Recebtly, I was asked an IQ qurstion during an interview. The question is: There are 25 hourses. Each race, you can put 5 hourses. You don’t have a stopwatch, but only pen and paper. What is maximum races needed to find out the top 3 hourses? Assuming that each hourse has a unique speed, and they always run at that speed no matter how many races they’ve taken.

I spent like 15 minutes during the interview to solve this but didn’t get to the correct answer. In the end, the interviewer said my approach was correct and gave me the final answer.

First, I divide 25 hourses into 5 groups of 5 to gwt the fastest one of each group. Then I put those 5 hourses together in a race to know the top 3 of them. But this does not guarantee that the 2nd and 3rd is in top 3 of 25 hourses. And I couldn’t think of a way to sort out the 2nd and 3rd in correct order.
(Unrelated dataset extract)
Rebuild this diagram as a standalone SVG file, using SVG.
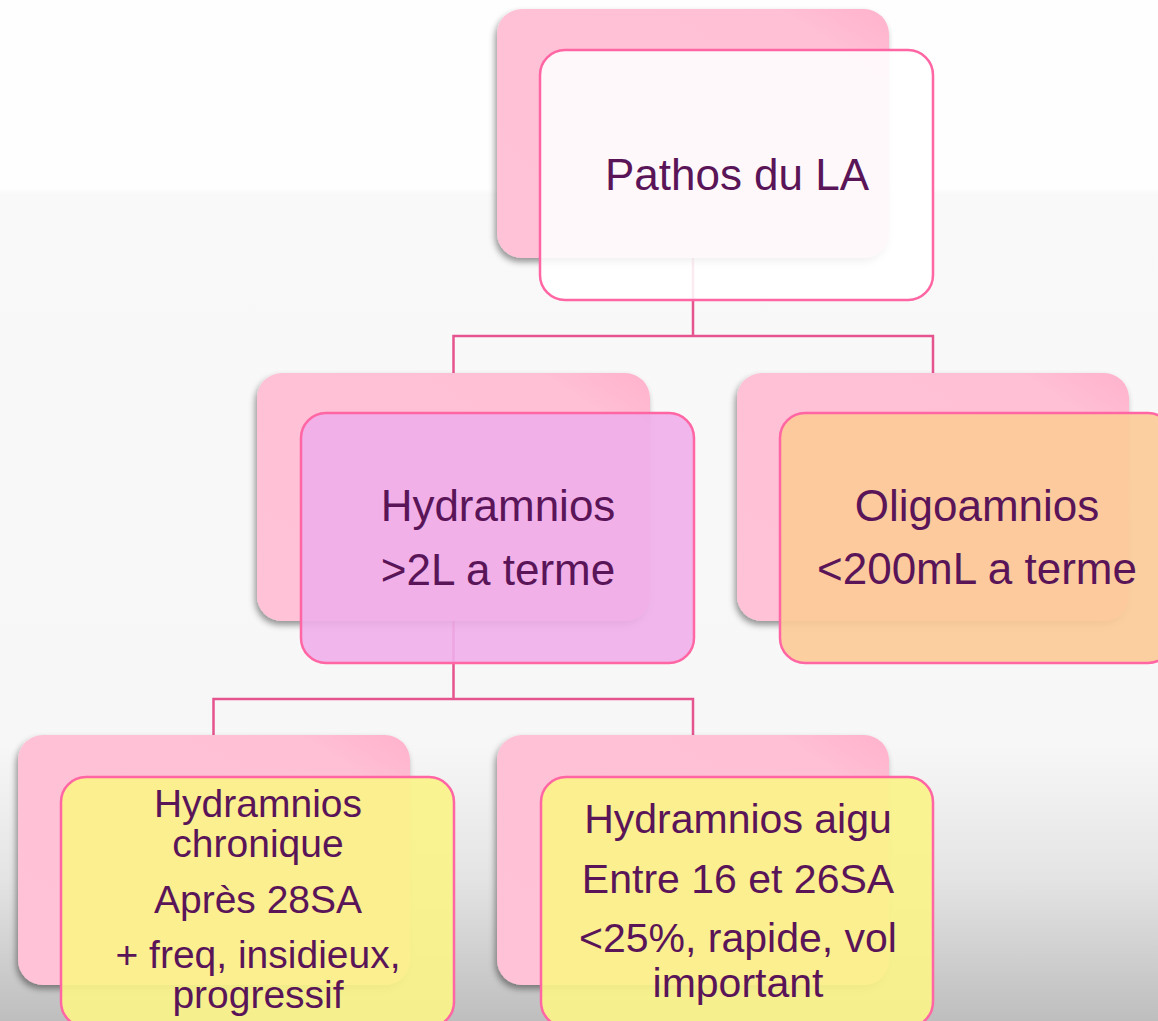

And then I go try other apporach but ended up with a brute force solution. First I put 5 random hourses in a race and get out top 3. Then add new 2 hourses to race with current top 3. So the total number would be 11 races. Of course this is not the best solution. I just tried to show how I think with the interviewer.

Now back to the correct approach that I gave up during the interview. I have made 6 races so far, it should not take more than 4 races to find the 2nd and 3rd to defeat my brute force solution. Let’s start from scratch.

Round 1: Make 5 races, with 5 hourses in each race. We can find the best hourse of each race. 5 groups of 25 hourses Round 2: Make 1 race with the bests in round 1. We then number the groups by order of thier best hourse in round two (the 1st hourse is in group 1, the 2nd hourse is in group 2 and so on). The guys made it to round 2 deserve a name, let’s call them #1, #2, #3, #4 and #5 by their finish order. round 2 We know for sure that #1 is the fastest one. But the 2nd and 3rd of all hourses is not decided. Because they might be in group 1 and already lost to #1. Or in case #2 is the 2nd best, and the 3rd have lost to it in group 2. That’s why we need an other round to find out the actual 2nd and 3rd fastest hourses. Round 3: From group 1, we pick the next 2 hourses finish after #1. From group 2, we pick the next one hourse finish after #2. And finally, we add #2 and #3 to the race as well. The first 2 fastest horses of round 3 are the 2nd and 3rd fastest hourses of all. 2nd and 3rd Why? Because 2 guys in group 1 are only defeated by #1, so they have even chance to be in top 3. In group 2, we only pick 1, because it’s slower than #2, so it must be slower than #1, but not necessarily slower than #3. We add it to the race to see #3 is really worth it. So after round 3, we can guarantee top 3 are concluded. The number of races needed is 5 in round 1, 1 in round 2 and 1 in round 3. So total is 5 + 1 + 1 = 7.